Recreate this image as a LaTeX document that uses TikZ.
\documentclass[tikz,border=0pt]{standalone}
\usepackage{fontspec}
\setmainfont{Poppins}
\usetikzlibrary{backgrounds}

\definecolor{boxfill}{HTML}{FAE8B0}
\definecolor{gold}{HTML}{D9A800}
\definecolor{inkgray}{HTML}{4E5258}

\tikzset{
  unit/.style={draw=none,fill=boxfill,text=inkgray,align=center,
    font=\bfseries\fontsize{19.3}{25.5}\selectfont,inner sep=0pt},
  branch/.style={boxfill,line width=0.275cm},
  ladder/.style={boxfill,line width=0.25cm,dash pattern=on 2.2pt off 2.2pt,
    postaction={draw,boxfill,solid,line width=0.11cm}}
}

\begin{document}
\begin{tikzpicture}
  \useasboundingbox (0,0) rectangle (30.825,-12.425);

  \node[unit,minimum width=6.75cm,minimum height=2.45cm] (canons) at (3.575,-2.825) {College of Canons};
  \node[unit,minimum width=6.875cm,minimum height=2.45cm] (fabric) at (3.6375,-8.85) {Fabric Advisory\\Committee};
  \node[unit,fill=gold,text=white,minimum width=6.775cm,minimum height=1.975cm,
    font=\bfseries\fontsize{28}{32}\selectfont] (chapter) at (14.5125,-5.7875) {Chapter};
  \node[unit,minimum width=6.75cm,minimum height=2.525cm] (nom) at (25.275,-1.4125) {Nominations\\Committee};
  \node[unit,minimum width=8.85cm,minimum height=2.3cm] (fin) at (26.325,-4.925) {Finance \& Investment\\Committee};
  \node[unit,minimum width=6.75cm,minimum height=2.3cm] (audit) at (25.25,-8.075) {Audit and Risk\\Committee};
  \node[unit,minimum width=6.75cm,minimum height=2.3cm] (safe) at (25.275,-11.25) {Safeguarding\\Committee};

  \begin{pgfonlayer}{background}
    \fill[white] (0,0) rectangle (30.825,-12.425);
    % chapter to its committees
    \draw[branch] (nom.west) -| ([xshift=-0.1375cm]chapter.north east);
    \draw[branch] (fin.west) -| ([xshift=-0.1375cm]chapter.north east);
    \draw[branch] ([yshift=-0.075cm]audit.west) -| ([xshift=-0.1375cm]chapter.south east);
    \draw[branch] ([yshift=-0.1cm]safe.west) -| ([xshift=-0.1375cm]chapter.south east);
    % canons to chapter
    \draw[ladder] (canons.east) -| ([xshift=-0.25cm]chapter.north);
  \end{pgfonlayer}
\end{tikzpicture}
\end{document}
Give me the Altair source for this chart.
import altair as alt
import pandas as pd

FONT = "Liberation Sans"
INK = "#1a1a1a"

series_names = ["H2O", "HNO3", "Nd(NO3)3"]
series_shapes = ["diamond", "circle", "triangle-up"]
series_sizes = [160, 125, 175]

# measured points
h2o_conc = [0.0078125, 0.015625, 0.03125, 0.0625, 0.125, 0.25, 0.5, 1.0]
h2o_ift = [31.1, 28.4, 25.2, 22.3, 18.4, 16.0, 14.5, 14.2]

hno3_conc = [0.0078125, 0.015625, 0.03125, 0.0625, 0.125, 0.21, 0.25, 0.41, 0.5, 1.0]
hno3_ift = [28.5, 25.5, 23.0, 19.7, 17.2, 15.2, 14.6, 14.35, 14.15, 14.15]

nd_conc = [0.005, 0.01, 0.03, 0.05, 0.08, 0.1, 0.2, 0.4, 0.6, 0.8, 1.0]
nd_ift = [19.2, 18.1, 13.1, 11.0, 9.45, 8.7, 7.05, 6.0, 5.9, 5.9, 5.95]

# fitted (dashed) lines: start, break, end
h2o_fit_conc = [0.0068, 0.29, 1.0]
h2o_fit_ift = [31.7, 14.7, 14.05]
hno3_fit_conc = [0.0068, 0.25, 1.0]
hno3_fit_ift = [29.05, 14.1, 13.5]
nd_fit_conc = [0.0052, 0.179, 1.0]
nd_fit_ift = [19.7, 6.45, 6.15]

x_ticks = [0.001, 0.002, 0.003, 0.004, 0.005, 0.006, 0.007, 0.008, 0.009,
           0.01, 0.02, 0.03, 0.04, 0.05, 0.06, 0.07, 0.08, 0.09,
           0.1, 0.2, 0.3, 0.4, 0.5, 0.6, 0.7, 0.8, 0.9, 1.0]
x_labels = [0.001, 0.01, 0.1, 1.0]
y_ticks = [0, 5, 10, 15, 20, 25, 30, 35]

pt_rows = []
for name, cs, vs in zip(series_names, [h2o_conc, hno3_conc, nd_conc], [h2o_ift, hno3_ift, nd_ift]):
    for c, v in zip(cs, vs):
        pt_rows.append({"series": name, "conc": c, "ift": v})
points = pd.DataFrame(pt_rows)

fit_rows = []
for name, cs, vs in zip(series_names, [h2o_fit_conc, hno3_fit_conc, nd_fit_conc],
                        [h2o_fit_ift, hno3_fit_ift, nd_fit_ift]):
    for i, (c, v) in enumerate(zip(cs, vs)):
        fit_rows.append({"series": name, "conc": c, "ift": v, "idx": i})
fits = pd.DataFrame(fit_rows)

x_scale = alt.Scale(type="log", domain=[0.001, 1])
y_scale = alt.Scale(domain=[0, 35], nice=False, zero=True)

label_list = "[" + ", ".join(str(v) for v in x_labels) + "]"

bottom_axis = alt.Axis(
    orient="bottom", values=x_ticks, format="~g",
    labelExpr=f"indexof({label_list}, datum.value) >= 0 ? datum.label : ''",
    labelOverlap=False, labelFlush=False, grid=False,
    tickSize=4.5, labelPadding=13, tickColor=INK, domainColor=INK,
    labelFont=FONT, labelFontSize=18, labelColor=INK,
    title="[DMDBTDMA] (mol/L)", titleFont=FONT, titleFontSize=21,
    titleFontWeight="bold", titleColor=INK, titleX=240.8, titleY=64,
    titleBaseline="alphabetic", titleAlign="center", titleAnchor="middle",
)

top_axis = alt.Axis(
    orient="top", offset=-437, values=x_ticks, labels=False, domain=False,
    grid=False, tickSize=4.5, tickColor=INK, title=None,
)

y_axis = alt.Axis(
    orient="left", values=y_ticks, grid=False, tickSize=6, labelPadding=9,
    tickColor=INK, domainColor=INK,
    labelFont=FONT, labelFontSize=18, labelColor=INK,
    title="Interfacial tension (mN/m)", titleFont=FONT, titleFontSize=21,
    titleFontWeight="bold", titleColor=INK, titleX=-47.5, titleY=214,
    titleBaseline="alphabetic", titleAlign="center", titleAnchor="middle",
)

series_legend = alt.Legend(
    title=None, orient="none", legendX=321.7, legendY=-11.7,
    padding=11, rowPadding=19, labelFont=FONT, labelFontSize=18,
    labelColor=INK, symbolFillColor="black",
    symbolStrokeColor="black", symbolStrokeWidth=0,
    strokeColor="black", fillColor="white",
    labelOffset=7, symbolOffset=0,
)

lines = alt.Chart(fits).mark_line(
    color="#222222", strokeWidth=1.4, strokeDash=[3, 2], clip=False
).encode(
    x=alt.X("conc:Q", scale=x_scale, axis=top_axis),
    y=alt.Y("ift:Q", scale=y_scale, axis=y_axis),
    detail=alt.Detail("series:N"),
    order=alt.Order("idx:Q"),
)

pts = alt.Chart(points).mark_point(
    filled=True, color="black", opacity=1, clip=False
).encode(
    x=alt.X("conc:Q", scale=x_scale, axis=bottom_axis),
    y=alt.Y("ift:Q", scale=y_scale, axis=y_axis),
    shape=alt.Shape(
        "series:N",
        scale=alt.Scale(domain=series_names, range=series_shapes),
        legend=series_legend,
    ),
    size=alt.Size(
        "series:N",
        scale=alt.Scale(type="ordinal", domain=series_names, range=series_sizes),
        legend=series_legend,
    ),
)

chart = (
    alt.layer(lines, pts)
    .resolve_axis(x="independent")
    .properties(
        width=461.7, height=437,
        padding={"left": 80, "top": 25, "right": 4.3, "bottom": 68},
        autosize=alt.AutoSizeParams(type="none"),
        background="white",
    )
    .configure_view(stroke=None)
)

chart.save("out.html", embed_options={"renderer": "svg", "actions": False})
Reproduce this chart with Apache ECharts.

============

▶ **Directive**:
Among the entries above, find the line with "Give me the Altair source for this chart." and the line with "series_sizes = [160, 125, 175]"; give again exactly these two lines and all lines between them.

▶ **Problem solution**:
Give me the Altair source for this chart.
import altair as alt
import pandas as pd

FONT = "Liberation Sans"
INK = "#1a1a1a"

series_names = ["H2O", "HNO3", "Nd(NO3)3"]
series_shapes = ["diamond", "circle", "triangle-up"]
series_sizes = [160, 125, 175]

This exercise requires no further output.